In most larger organisations, the most senior accountant in the business would either be a member of the Board – or at least report regularly to the Board.

Some of the most common day-to-day activities of an accountant include:

  • Data analysis and verification 
  • Preparing tax returns, income statements and balance sheets
  • Providing data and material for business trends, forecasts and opportunities for growth
  • Clearly communicating the impact of financial decisions to the business owner

In essence, the accountant provides the big picture – but it’s based on the granular data that he/she’s received from the bookkeeper.

When is it time to bring-in an Accountant? 

It’s impossible to give a stock answer that will be relevant to all companies.

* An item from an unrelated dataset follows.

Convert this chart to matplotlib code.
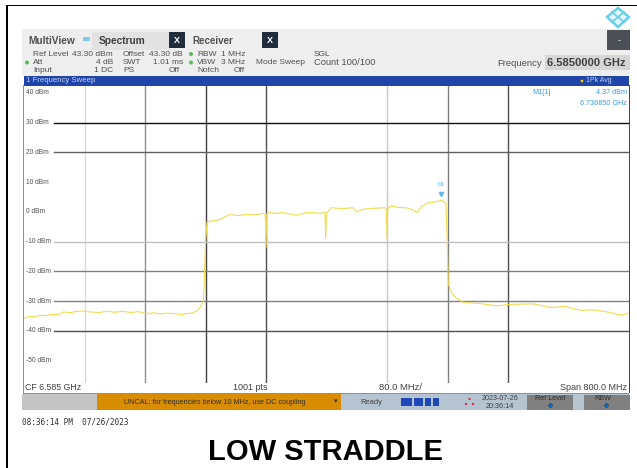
import matplotlib
matplotlib.use('Agg')
from matplotlib import pyplot as plt
from matplotlib.patches import Rectangle, Polygon, Circle

plt.rcParams['font.family'] = ['Liberation Sans', 'DejaVu Sans']

# trace
freq_mhz = [6186, 6192, 6199, 6206, 6213, 6223, 6230, 6237, 6246, 6255, 6263, 6272, 6285, 6294, 6305, 6316,
            6326, 6337, 6346, 6356, 6366, 6374, 6384, 6394, 6401, 6408, 6414, 6418, 6422, 6423, 6425, 6427,
            6434, 6444, 6450, 6457, 6468, 6480, 6490, 6501, 6504, 6505, 6506, 6510, 6518, 6527, 6537, 6546,
            6556, 6567, 6577, 6583, 6584, 6585, 6592, 6606, 6620, 6625, 6633, 6642, 6652, 6662, 6664, 6665,
            6666, 6671, 6681, 6691, 6699, 6705, 6711, 6719, 6728, 6737, 6743, 6745, 6746, 6748, 6751, 6756,
            6765, 6776, 6788, 6800, 6812, 6824, 6840, 6858, 6870, 6881, 6890, 6900, 6912, 6924, 6937, 6951,
            6960, 6969, 6977, 6984]
trace_dbm = [-35.6, -35.1, -35.3, -34.7, -34.9, -34.4, -34.6, -33.6, -33.9, -33.4, -33.3, -33.6, -33.8, -33.4, -33.7, -33.4,
             -33.8, -33.5, -34.2, -33.9, -34.3, -34.0, -34.2, -34.5, -34.1, -34.0, -33.2, -32.0, -30.3, -26.3, -10.5, -3.4,
             -3.0, -2.6, -1.7, -0.9, -1.2, -0.8, -1.0, -0.5, -0.8, -11.9, -0.6, -0.2, -0.5, -0.2, -0.7, -1.1,
             -0.3, -0.2, -0.5, -0.1, -8.8, -0.4, 1.4, 1.1, 1.4, 0.0, 0.9, 1.1, 1.3, 1.4, 1.0, -8.8,
             1.2, 2.0, 1.5, 1.4, 0.7, -0.2, 1.9, 3.0, 3.3, 3.9, 3.0, -12.9, -24.0, -25.5, -27.4, -28.8,
             -30.3, -30.6, -30.8, -31.2, -31.6, -31.1, -31.0, -30.9, -31.5, -32.1, -32.0, -31.7, -32.6, -33.1, -32.9, -33.4,
             -33.8, -34.4, -34.7, -34.0]

marker_freq = 6736.85
marker_dbm = 4.37

x_grid = [6265, 6345, 6425, 6505, 6665, 6745, 6825]
x_grid_colors = ['#d8d8d8', '#909090', '#404040', '#505050', '#c8c8c8', '#808080', '#505050']
y_grid = [30, 20, -10, -20, -30, -40]
y_grid_colors = ['#101010', '#606060', '#c0c0c0', '#808080', '#808080', '#505050']
y_labels = ['40 dBm', '30 dBm', '20 dBm', '10 dBm', '0 dBm', '-10 dBm', '-20 dBm', '-30 dBm', '-40 dBm', '-50 dBm']
y_label_vals = [40, 30, 20, 10, 0, -10, -20, -30, -40, -50]

W, H = 637, 468
fig = plt.figure(figsize=(W / 100, H / 100), dpi=100)

# background layer works in pixels
bg = fig.add_axes([0, 0, 1, 1])
bg.set_xlim(0, W)
bg.set_ylim(H, 0)
bg.axis('off')


def box(x, y, w, h, color):
    bg.add_patch(Rectangle((x, y), w, h, facecolor=color, edgecolor='none'))


def label(x, y, s, size=6, color='#505050', ha='left', **kw):
    bg.text(x, y, s, fontsize=size, color=color, ha=ha, va='center', **kw)


# outer frame
box(6, 5, 2, 463, 'black')
box(6, 5, 631, 1, 'black')

# top panel
box(22, 29, 608, 47, '#eeeeee')
box(92, 32, 78, 18, '#e2e2e2')
box(169, 32, 16, 16, '#1f2d3d')
box(262, 32, 16, 16, '#1f2d3d')
box(607, 30, 23, 20, '#4a5056')
box(545, 55, 85, 15, '#d6d6d6')
box(83, 37, 7, 4, '#7fc8ee')
label(28, 40.5, 'MultiView', 7.3, '#505050', fontweight='bold')
label(99, 40.5, 'Spectrum', 7.3, '#404040', fontweight='bold')
label(177, 40.5, 'X', 6.5, 'white', ha='center', fontweight='bold')
label(192, 40.5, 'Receiver', 7, '#505050', fontweight='bold')
label(270, 40.5, 'X', 6.5, 'white', ha='center', fontweight='bold')
label(619, 40.5, '-', 6.5, 'white', ha='center')

label(33, 54, 'Ref Level')
label(113, 54, '43.30 dBm', ha='right')
label(33, 62.5, 'Att')
label(113, 62.5, '4 dB', ha='right')
label(33, 71, 'Input')
label(113, 71, '1 DC', ha='right')
label(123, 54, 'Offset')
label(183, 54, '43.30 dB', ha='right')
label(123, 62.5, 'SWT')
label(183, 62.5, '1.01 ms', ha='right')
label(123, 71, 'PS')
label(180, 71, 'Off', ha='right')
label(197, 54, 'RBW')
label(245, 54, '1 MHz', ha='right')
label(197, 62.5, 'VBW')
label(245, 62.5, '3 MHz', ha='right')
label(197, 71, 'Notch')
label(245, 71, 'Off', ha='right')
label(256, 62.5, 'Mode Sweep')
label(314, 54, 'SGL')
label(314, 62.5, 'Count 100/100', 6.7)
for cx, cy in [(27, 62.5), (191, 54), (191, 62.5)]:
    bg.add_patch(Circle((cx, cy), 2, facecolor='#5cb85c', edgecolor='none'))
label(497, 63, 'Frequency', 6.8, '#505050')
label(547, 63, '6.5850000 GHz', 8, '#404040', fontweight='bold')

# logo
bg.add_patch(Polygon([(618, 8), (629, 17), (618, 27), (607, 17)], closed=True, facecolor='#e4f6fb',
                     edgecolor='#66d0ea', linewidth=1.8))
bg.plot([612, 624], [12, 22], color='#66d0ea', lw=1.2)
bg.plot([612, 624], [22, 12], color='#66d0ea', lw=1.2)

# blue header and plot frame
box(24, 76, 605, 9.5, '#1f45a8')
label(26, 81, '1 Frequency Sweep', 5.6, '#c8d4f0')
bg.add_patch(Circle((582, 81), 1.8, facecolor='#f0d020', edgecolor='#303030', linewidth=0.4))
label(586, 81, '1Pk Avg', 5, '#c8d4f0')
box(23, 85, 1.2, 308, '#8090b8')
box(628.5, 85, 1.5, 308, '#2048b0')

# footer
label(25, 388, 'CF 6.585 GHz', 6.3, '#404040')
label(233, 388, '1001 pts', 6.5, '#404040')
label(379, 388, '80.0 MHz/', 6.8, '#404040')
label(627, 388, 'Span 800.0 MHz', 6.5, '#404040', ha='right')
box(23, 392.5, 606, 1, '#8090b8')
box(22, 394, 75, 16, '#c4c4c4')
box(97, 394, 244, 16, '#d88c00')
box(341, 394, 289, 16, '#b4c4d0')
box(527, 395, 46, 15, '#808080')
box(584, 395, 46, 15, '#808080')
label(215, 402, 'UNCAL: for frequencies below 10 MHz, use DC coupling', 5.2, '#303030', ha='center')
label(337, 402, '\u25be', 5, '#303030', ha='right')
label(360, 402, 'Ready', 5.4, '#404040')
for sx, sw in [(401, 11), (414, 9), (425, 6), (433, 6)]:
    box(sx, 398, sw, 7.5, '#2048b8')
for cx, cy in [(469.5, 399), (466, 404), (473, 404)]:
    bg.add_patch(Circle((cx, cy), 1.2, facecolor='#e03040', edgecolor='none'))
label(500, 399, '2023-07-26', 5.2, '#404040', ha='center')
label(500, 406, '20:36:14', 5.2, '#404040', ha='center')
label(550, 399, 'Ref Level', 5.2, '#303030', ha='center')
label(603, 399, 'RBW', 5.2, '#303030', ha='center')
for cx in [550.5, 606.5]:
    bg.add_patch(Circle((cx, 405.5), 1.8, facecolor='#1070d0', edgecolor='#103050', linewidth=0.4))

label(22, 422, '08:36:14 PM  07/26/2023', 5.6, '#303030', family=['DejaVu Sans Mono'])
label(326, 452, 'LOW STRADDLE', 21, 'black', ha='center', fontweight='bold')

# spectrum axes
ax = fig.add_axes([24 / W, 1 - 383 / H, 605 / W, (383 - 85.5) / H])
ax.patch.set_alpha(0)
ax.set_xlim(6185, 6985)
ax.set_ylim(-57.5, 42.5)
ax.set_xticks([])
ax.set_yticks([])
for s in ax.spines.values():
    s.set_visible(False)

for f, c in zip(x_grid, x_grid_colors):
    ax.axvline(f, color=c, lw=1, zorder=1)
for v, c in zip(y_grid, y_grid_colors):
    ax.axhline(v, xmin=0.05, color=c, lw=1, zorder=1)
for v, s in zip(y_label_vals, y_labels):
    ax.text(6188, v, s, fontsize=4.8, color='#505050', va='center', zorder=3)

ax.plot(freq_mhz, trace_dbm, color='#f0dc50', lw=0.8, zorder=2)
ax.plot([marker_freq], [marker_dbm + 1.5], marker='v', ms=3, color='#60b8ee', zorder=4)
ax.text(marker_freq, marker_dbm + 5, 'M1', fontsize=3.6, color='#60b8ee', ha='center', va='center', zorder=4)
ax.text(6870, 40, 'M1[1]', fontsize=5.2, color='#3a9ad8', ha='center', va='center')
ax.text(6982, 40, '4.37 dBm', fontsize=5.2, color='#3a9ad8', ha='right', va='center')
ax.text(6982, 36.3, '6.736850 GHz', fontsize=5.2, color='#3a9ad8', ha='right', va='center')

fig.savefig('out.png', dpi=100)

But as a general rule of thumb, companies tend to take an accountant onboard when:

  • The sheer volume of bookkeeping data becomes large enough to warrant analysis.
  • The company grows sufficiently in terms of sales and revenues to be able to afford an accountant, who is invariably a huge new addition to the management team.
  •  There is a growing complexity to your business – perhaps you grow your international markets and need assistance with the tax and other implications of this.

But whatever your reasons for bringing-in an Accountant, take heart that this is a very important milestone in the development of your business – and one which will pay dividends for years to come.

The overview that your accountant can provide at any given time will be hugely important in making a wide range of important decisions – like whether it makes sense to take on more staff, or invest in new plant or machinery, or move to a bigger premises, or go down the merger or acquisition route.  

Make no mistake about it, a really good accountant is worth his/her weight in gold, so when the time comes to make that big jump and bring-in an Accountant, take your time in finding the right candidate – it’s one of the most important hires you’ll ever make!